Enel Grids is revolutionizing the design of its secondary substations, ensuring that they are even more sustainable and that they blend in with their urban surroundings. This is now possible thanks to the Enel Box, the new design concept according to which substations will be built using eco-friendly materials and fewer components, thereby reducing the carbon footprint of infrastructure and easing their ability to integrate with urban, rural and historic areas.
“We need increasingly sustainable, resilient and interactive distribution grids so that we can enable the energy transition and accelerate towards a zero-emission future,” said Antonio Cammisecra, Head of Enel Grids. “It is precisely in order to achieve this goal that the Group has adopted the Grid Futurability approach and has teamed up with all stakeholders to rethink the key components of its grid infrastructure in an open and cooperative ecosystem. In the future we will be investing heavily in secondary substations; in fact, we have built one substation a day in Italy in the last year alone. Future substations will become symbols of decentralized intelligence for accommodating renewable generation in the best possible way, as well as flexibility and the new needs associated with consumer electrification.”
Developed by Eugenio Bini, the new design of the “Enel Box” secondary substations is part of a larger program initiated by Enel Grids to sustainably redesign essential electricity infrastructure for medium-to-low voltage transformation and for controlling and protecting the grid. There are now 245,000 substations in Italy and 148,000 in Spain. The aim is to turn them into increasingly innovative tools so as to exponentially increase the amount of energy from renewable sources being fed into the distribution grid, thereby achieving energy consumption electrification. This commitment is in line not only with the Group’s strategy (Enel’s Strategic Plan 2023-2025 allocates 40% of the planned total investment amount of 37 billion to grids), but also with the framework of the NRRP – Italy’s National Recovery and Resilience Plan. In fact, by presenting several projects, especially as part of the mission related to the “Green Revolution and Ecological Transition” (M2), Enel has won tenders worth almost 4 billion euros, of which 3.5 billion will be dedicated to upgrading and modernizing distribution grids so that they can become smart grids.
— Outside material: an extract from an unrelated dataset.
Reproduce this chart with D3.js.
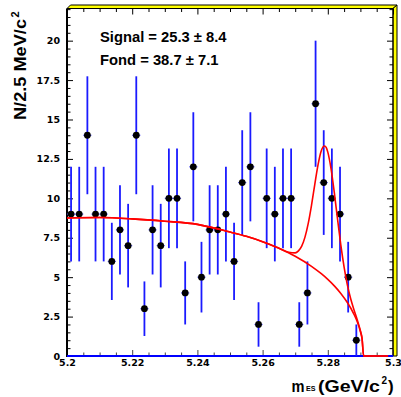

The planning phase of the secondary substation design will be completed by 2023, whereas the installation of the new Enel Grids electricity infrastructure in Italy will start in 2024 and will then continue in all the countries in which it operates. In addition to the new design, the substations will feature advanced digitalization technology, powerful devices with decentralized computing power, and more sustainable transformers that can increase the efficiency of distributed generation and electricity flows – which are becoming increasingly bi-directional.
The design concept was chosen through an open competition launched by Enel Grids on the Enel Open Innovability® crowdsourcing platform, which internationally renowned professionals and design studios took part in, with a focus on Open Innovation. The goal of the global competition was to develop new substation design systems based on the principles of sustainability and on a “circular by design” approach so that architectural elements can be adapted to various contexts of use.
The proposals were evaluated by a jury of experts consisting of Paolo Cresci, Head of Sustainable Development at ARUP, Alberto Iacovoni, Master’s programs coordinator at the Istituto Europeo di Design, Francesco Cascino, founder of Art Thinking, Katiuscia Eroe, Energy Manager at Legambiente Nazionale, Romano Giglioli, Professor at the University of Pisa – EnSiEL, Claudio Raviolo, Architect and Partner at Studio Citterio-Viel, and Simona Maschi, CEO and cofounder of CIID – Copenhagen Institute of Interaction Design. Five design proposals were awarded out of a total of 38 examined by the jury: Eugenio Bini’s concept “Enel Box” won first place for its “modularity, simplicity and flexibility in relation to different contexts”.
Enel is a multinational power company and a leading integrated player in the global power and renewables markets.
At global level, it is the largest renewable private player, the foremost network operator by number of end users and the biggest retail operator by customer base. The Group is the worldwide demand response leader and the largest European utility by ordinary EBITDA[1].
Enel is present in 30 countries worldwide, producing energy with more than 90 GW of total capacity.
Enel Grids, the Group’s global business line dedicated to the management of the electricity distribution service worldwide, delivers electricity through a network of more than 2 million kilometers to approximately 73 million end users. The Group brings energy to around 67 million homes and businesses. Enel’s renewables arm Enel Green Power has a total capacity of more than 59 GW and a generation mix that includes wind, solar, geothermal, and hydroelectric power, as well as energy storage facilities, installed in Europe, the Americas, Africa, Asia, and Oceania. Enel X Global Retail, Enel’s global advanced energy services business line, has a total capacity of around 8.5 GW of demand response managed globally and has installed around 75 MW of behind-the-meter storage capacity. In addition, Enel X Way is the Group’s company fully dedicated to electric mobility, managing over 500,000 public and private EV charging points worldwide, both directly and through interoperability agreements.